La Cour d’appel avait débouté un salarié de sa demande aux motifs que ce dernier :
« le salarié avait versé aux débats des éléments qui ne permettaient pas d’étayer suffisamment sa demande d’heures supplémentaires (…) que ce dernier produisait un décompte mentionnant la durée quotidienne des journées de travail et les temps de transport pour rejoindre les différents lieux de mission et pour retourner à son domicile ainsi que les justificatifs de transport et, d’autre part qu’il récapitulait sous forme de tableaux, dans ses conclusions, sa durée hebdomadaire de travail »

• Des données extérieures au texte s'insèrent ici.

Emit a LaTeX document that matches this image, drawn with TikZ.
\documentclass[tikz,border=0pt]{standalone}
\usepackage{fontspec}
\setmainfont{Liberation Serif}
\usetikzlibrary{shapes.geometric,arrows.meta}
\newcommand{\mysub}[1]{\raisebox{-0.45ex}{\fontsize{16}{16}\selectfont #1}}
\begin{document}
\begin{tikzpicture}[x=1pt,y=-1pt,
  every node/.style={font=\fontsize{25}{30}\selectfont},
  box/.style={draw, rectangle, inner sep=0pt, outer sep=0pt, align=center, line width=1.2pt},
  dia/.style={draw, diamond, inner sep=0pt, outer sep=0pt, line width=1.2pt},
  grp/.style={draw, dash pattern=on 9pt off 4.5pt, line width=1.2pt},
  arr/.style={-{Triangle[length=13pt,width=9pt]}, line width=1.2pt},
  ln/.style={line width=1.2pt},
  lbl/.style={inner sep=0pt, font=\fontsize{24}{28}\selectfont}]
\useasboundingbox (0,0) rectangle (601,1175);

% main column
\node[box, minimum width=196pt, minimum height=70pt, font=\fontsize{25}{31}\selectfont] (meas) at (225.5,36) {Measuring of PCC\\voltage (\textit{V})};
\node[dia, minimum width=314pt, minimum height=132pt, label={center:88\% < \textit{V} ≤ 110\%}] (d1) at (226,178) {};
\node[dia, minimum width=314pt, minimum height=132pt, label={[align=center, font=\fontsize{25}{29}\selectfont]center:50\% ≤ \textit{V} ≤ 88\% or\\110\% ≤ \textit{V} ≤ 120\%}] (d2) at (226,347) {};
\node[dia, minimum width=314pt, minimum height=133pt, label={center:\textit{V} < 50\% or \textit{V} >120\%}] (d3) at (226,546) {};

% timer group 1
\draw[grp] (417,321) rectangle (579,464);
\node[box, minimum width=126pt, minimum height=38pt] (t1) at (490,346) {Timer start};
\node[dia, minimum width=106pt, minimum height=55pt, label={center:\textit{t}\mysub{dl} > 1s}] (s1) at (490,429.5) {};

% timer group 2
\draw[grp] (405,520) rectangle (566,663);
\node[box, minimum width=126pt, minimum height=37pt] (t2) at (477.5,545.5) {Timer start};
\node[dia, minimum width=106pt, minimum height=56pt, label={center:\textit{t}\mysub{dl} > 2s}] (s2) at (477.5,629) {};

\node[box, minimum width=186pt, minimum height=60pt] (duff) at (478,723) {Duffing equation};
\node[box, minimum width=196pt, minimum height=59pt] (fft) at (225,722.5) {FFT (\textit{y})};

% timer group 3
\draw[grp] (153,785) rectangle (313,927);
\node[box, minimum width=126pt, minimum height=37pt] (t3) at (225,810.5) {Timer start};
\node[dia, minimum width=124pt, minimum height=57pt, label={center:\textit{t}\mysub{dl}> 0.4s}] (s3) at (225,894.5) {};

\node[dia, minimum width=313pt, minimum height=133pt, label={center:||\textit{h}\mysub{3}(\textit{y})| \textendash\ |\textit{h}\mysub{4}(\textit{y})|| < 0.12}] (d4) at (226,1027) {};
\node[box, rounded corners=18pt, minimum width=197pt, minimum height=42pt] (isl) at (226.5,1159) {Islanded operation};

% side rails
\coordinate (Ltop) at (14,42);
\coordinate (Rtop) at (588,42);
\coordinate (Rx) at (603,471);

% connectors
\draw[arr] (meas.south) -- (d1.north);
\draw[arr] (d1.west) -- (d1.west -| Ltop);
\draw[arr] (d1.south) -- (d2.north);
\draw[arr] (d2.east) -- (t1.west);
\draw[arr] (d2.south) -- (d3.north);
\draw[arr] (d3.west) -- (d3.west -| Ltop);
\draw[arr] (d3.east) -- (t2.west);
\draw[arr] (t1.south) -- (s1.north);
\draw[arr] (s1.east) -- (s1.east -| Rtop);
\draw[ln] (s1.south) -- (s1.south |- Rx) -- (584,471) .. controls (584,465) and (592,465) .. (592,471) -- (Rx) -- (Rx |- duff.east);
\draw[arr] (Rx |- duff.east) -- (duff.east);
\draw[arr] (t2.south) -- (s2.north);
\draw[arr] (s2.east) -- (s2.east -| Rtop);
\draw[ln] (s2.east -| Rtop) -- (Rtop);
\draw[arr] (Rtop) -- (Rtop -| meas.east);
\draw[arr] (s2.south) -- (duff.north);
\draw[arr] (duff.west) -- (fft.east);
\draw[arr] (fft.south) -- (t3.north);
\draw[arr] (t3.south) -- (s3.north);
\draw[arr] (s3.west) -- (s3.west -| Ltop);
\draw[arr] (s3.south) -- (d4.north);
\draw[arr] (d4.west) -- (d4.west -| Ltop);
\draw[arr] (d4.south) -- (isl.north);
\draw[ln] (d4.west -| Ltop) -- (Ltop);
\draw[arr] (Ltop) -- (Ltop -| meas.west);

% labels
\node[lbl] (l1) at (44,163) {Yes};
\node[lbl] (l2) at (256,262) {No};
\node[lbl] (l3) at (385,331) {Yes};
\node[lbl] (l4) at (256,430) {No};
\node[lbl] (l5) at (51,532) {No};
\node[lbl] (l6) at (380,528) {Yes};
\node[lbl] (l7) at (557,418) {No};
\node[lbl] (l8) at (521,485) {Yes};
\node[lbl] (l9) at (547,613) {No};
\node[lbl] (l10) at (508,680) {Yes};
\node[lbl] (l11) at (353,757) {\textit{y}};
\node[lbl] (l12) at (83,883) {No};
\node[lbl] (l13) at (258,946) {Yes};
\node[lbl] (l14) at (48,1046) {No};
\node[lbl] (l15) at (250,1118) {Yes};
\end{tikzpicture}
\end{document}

La Cour de cassation a quant a elle décidé de casser l’arrêt de la Cour d’appel au visa de l’article L 3171-4 du code du travail et aux motifs que :
« 15. Pour débouter le salarié de sa demande au titre des heures supplémentaires et des congés payés afférents, l’arrêt retient que le salarié communique un décompte des heures supplémentaires qu’il prétend avoir accomplies, depuis son embauche en janvier 2011 et jusqu’au mois de juin 2013, mais que ce décompte ne déduit pas les temps de trajet habituels pour se rendre à son travail, ne fournit aucun élément sur ses heures d’arrivée et de départ sur les lieux de mission indiqués ou encore sur ses temps de pause.
- L’arrêt retient encore que le calcul est réalisé à partir de l’estimation d’un temps de travail quotidien pour une journée type multipliée par le nombre de jours concernés par le déplacement considéré, que les chiffres figurant sur les décomptes ne correspondent pas toujours aux tableaux figurant dans ses conclusions et que ces décomptes reprennent systématiquement, pour chaque jour de mission, le même temps de transport, sans justifier de la réalité des déplacements, en dehors de ceux effectués en début et en fin de mission pour lesquels les titres de transport sont produits.
- L’arrêt retient enfin que de tels relevés, établis unilatéralement par le salarié, sans aucun élément objectif permettant d’en contrôler la réalité, ne sont pas suffisamment précis pour que l’employeur puisse y répondre et ne permettent pas la reconstitution des horaires effectivement réalisés pour le compte de l’entreprise de sorte que la demande n’est pas autrement étayée que par les propres allégations du salarié.
- En statuant ainsi, alors qu’il résultait de ses constatations, d’une part, que le salarié présentait des éléments suffisamment précis pour permettre à l’employeur de répondre, d’autre part, que ce dernier ne produisait aucun élément de contrôle de la durée du travail, la cour d’appel, qui a fait peser la charge de la preuve sur le seul salarié, a violé le texte susvisé.»
Ainsi, poursuivant dans sa logique la Cour de cassation estime que même un décompte unilatéral et réalisé par le salarié lui même est recevable et va prévaloir dans la décision de reconnaissance des heures supplémentaires lorsque l’employeur lui n’a aucun élément à faire valoir en contradiction.
Attention, il existe également une jurisprudence plus stricte rejetant les demandes de rappel d’heures supplémentaires notamment lorsque les preuves sont imprécises :
« Ne peut être considéré comme probant le fait que le salarié produisait seulement un décompte récapitulatif établi mois par mois du nombre d’heures qu’il affirmait avoir réalisé et un tableau peu compréhensible « ne laissant pas apparaître pour chaque jour précis de chaque semaine précise les horaires de travail accomplis, la cour d’appel, qui a fait ressortir que ces éléments n’étaient pas suffisamment précis quant aux horaires effectivement réalisés pour permettre à l’employeur de répondre en fournissant ses propres éléments, a estimé que la demande n’était pas étayée » (Cass. soc., 27 juin 2012, no 11-10.123).